[파이썬] 자동화된 데이터 크롤링

01 Sep 2023

python

In today’s data-driven world, accessing and analyzing large amounts of data has become crucial for businesses and researchers alike. One way to gather data is through web scraping or data crawling. This process involves extracting information from various websites by automatically navigating and scraping data from web pages.

Python is an excellent choice for automating data crawling tasks due to its ease of use, rich ecosystem, and powerful libraries. In this blog post, we will explore how to perform automated data crawling using Python.

1. Setting Up the Environment

To get started, you need to set up your environment by installing the necessary libraries. The most popular one for web scraping is Beautiful Soup. Use the following command to install it:

pip install beautifulsoup4

You may also need to install other libraries such as requests or selenium depending on your specific requirements.

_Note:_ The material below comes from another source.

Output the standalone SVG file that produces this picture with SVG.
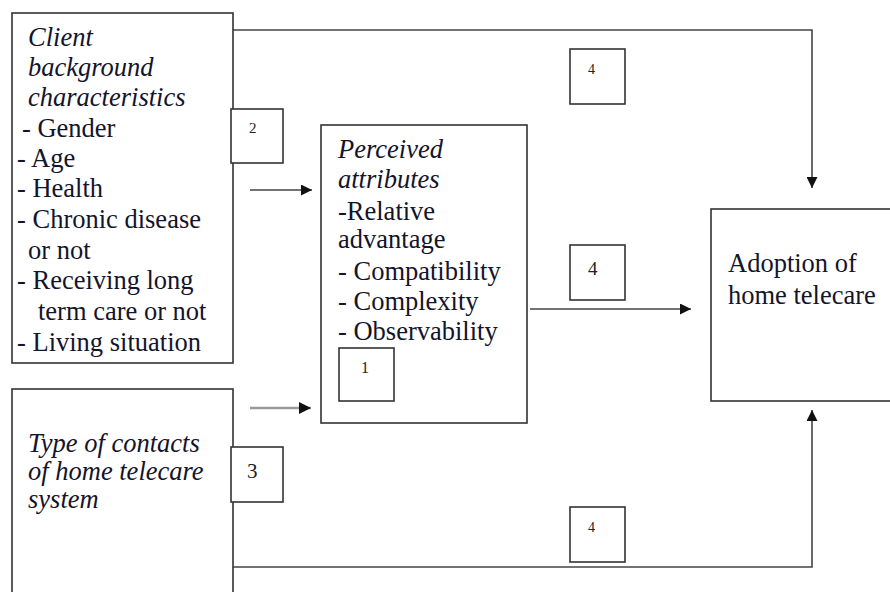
<svg xmlns="http://www.w3.org/2000/svg" width="890" height="592" viewBox="0 0 890 592">
<style>
.box{fill:#fff;stroke:#333;stroke-width:1.6}
.lbl{fill:#fff;stroke:#333;stroke-width:1.6}
text{font-family:'Liberation Serif','DejaVu Serif','Times New Roman',serif}
.t{font-size:26.5px;fill:#14142a}
.i{font-style:italic}
.n{fill:#222}
.c{fill:none;stroke:#444;stroke-width:1.6}
.g{fill:none;stroke:#999;stroke-width:2.5}
</style>
<defs>
<marker id="ah" viewBox="0 0 10 10" refX="10" refY="5" markerWidth="12" markerHeight="11" markerUnits="userSpaceOnUse" orient="auto">
<path d="M0,0 L10,5 L0,10 Z" fill="#111"/>
</marker>
<marker id="ahg" viewBox="0 0 10 10" refX="10" refY="5" markerWidth="13" markerHeight="12" markerUnits="userSpaceOnUse" orient="auto">
<path d="M0,0 L10,5 L0,10 Z" fill="#111"/>
</marker>
</defs>
<rect width="890" height="592" fill="#fff"/>
<g id="connectors">
<path class="c" d="M233,30 H812 V188" marker-end="url(#ah)"/>
<path class="c" d="M233,567 H812 V410" marker-end="url(#ah)"/>
<path class="c" d="M250,190 H312" marker-end="url(#ah)"/>
<path class="g" d="M250,408 H311" marker-end="url(#ahg)"/>
<path class="c" d="M530,309 H691" marker-end="url(#ah)"/>
</g>
<g id="client">
<rect class="box" x="12" y="13" width="221" height="350"/>
<text class="t i" x="28" y="46">Client</text>
<text class="t i" x="28" y="76">background</text>
<text class="t i" x="28" y="106">characteristics</text>
<text class="t" x="22" y="137">- Gender</text>
<text class="t" x="17" y="167">- Age</text>
<text class="t" x="17" y="197">- Health</text>
<text class="t" x="17" y="228">- Chronic disease</text>
<text class="t" x="28" y="259">or not</text>
<text class="t" x="17" y="289">- Receiving long</text>
<text class="t" x="38" y="320">term care or not</text>
<text class="t" x="17" y="351">- Living situation</text>
</g>
<g id="type">
<rect class="box" x="12" y="389" width="221" height="220"/>
<text class="t i" x="28" y="452">Type of contacts</text>
<text class="t i" x="28" y="480">of home telecare</text>
<text class="t i" x="28" y="508">system</text>
</g>
<g id="perceived">
<rect class="box" x="321" y="125" width="206" height="298"/>
<text class="t i" x="338" y="158">Perceived</text>
<text class="t i" x="338" y="188">attributes</text>
<text class="t" x="338" y="220">-Relative</text>
<text class="t" x="338" y="248">advantage</text>
<text class="t" x="338" y="280">- Compatibility</text>
<text class="t" x="338" y="310">- Complexity</text>
<text class="t" x="338" y="340">- Observability</text>
</g>
<g id="adoption">
<rect class="box" x="711" y="209" width="190" height="192"/>
<text class="t" x="728" y="272">Adoption of</text>
<text class="t" x="728" y="304">home telecare</text>
</g>
<g id="label1">
<rect class="lbl" x="339" y="348" width="55" height="53"/>
<text class="n" x="361" y="373" font-size="16">1</text>
</g>
<g id="label2">
<rect class="lbl" x="231" y="109" width="52" height="54"/>
<text class="n" x="249" y="133" font-size="15">2</text>
</g>
<g id="label3">
<rect class="lbl" x="231" y="447" width="52" height="55"/>
<text class="n" x="247" y="478" font-size="21">3</text>
</g>
<g id="label4top">
<rect class="lbl" x="570" y="49" width="55" height="55"/>
<text class="n" x="588" y="74" font-size="14">4</text>
</g>
<g id="label4mid">
<rect class="lbl" x="570" y="245" width="55" height="55"/>
<text class="n" x="588" y="275" font-size="19">4</text>
</g>
<g id="label4bot">
<rect class="lbl" x="570" y="507" width="55" height="55"/>
<text class="n" x="588" y="532" font-size="14">4</text>
</g>
</svg>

2. Understanding the Target Website

Before you can start crawling a website, you need to understand its structure and identify the elements you want to extract. Inspect the HTML source code of the web page and look for unique identifiers such as class names, ids, or CSS selectors.

3. Fetching the Web Page

To fetch the web page, you can use the requests library in Python. Use the following code to retrieve the HTML content of a web page:

import requests

url = 'https://example.com'
response = requests.get(url)

if response.status_code == 200:
    html_content = response.content
    # Perform data extraction here
else:
    print('Failed to fetch the web page.')

4. Parsing the HTML

Once you have retrieved the HTML content, you can parse it using Beautiful Soup. This library allows you to extract data from HTML and XML documents easily. Use the following code to parse the HTML content:

from bs4 import BeautifulSoup

soup = BeautifulSoup(html_content, 'html.parser')

5. Extracting Data

Now comes the exciting part – extracting data from the web page. Using the unique identifiers you identified earlier, you can select specific elements and retrieve their content. Beautiful Soup provides various methods to find elements such as by tag name, class name, id, or CSS selector.

Here’s an example of extracting all links from a web page:

links = soup.find_all('a')

for link in links:
    href = link.get('href')
    print(href)

Feel free to customize the extraction logic based on your requirements.

6. Handling Dynamic Content

Sometimes, websites use JavaScript to load content dynamically. In such cases, Beautiful Soup alone may not be sufficient. You can use libraries like selenium to automate browser actions and retrieve the dynamically loaded content.

7. Storing the Data

Once you have extracted the data, you can store it in various formats such as CSV, JSON, or a database. Choose the format that suits your needs best and save the data accordingly.

8. Being Polite and Respecting Website Policies

It’s essential to be a responsible web crawler and respect the policies set by the website you are crawling. Avoid sending a high number of requests in a short time span and be mindful of any licensing or privacy agreements.

Conclusion

Automated data crawling using Python can be a powerful tool for obtaining valuable insights from web sources. With libraries like Beautiful Soup, you can easily fetch, parse, and extract data from web pages.

Remember to always be ethical and adhere to the terms of service of the websites you crawl. Happy scraping!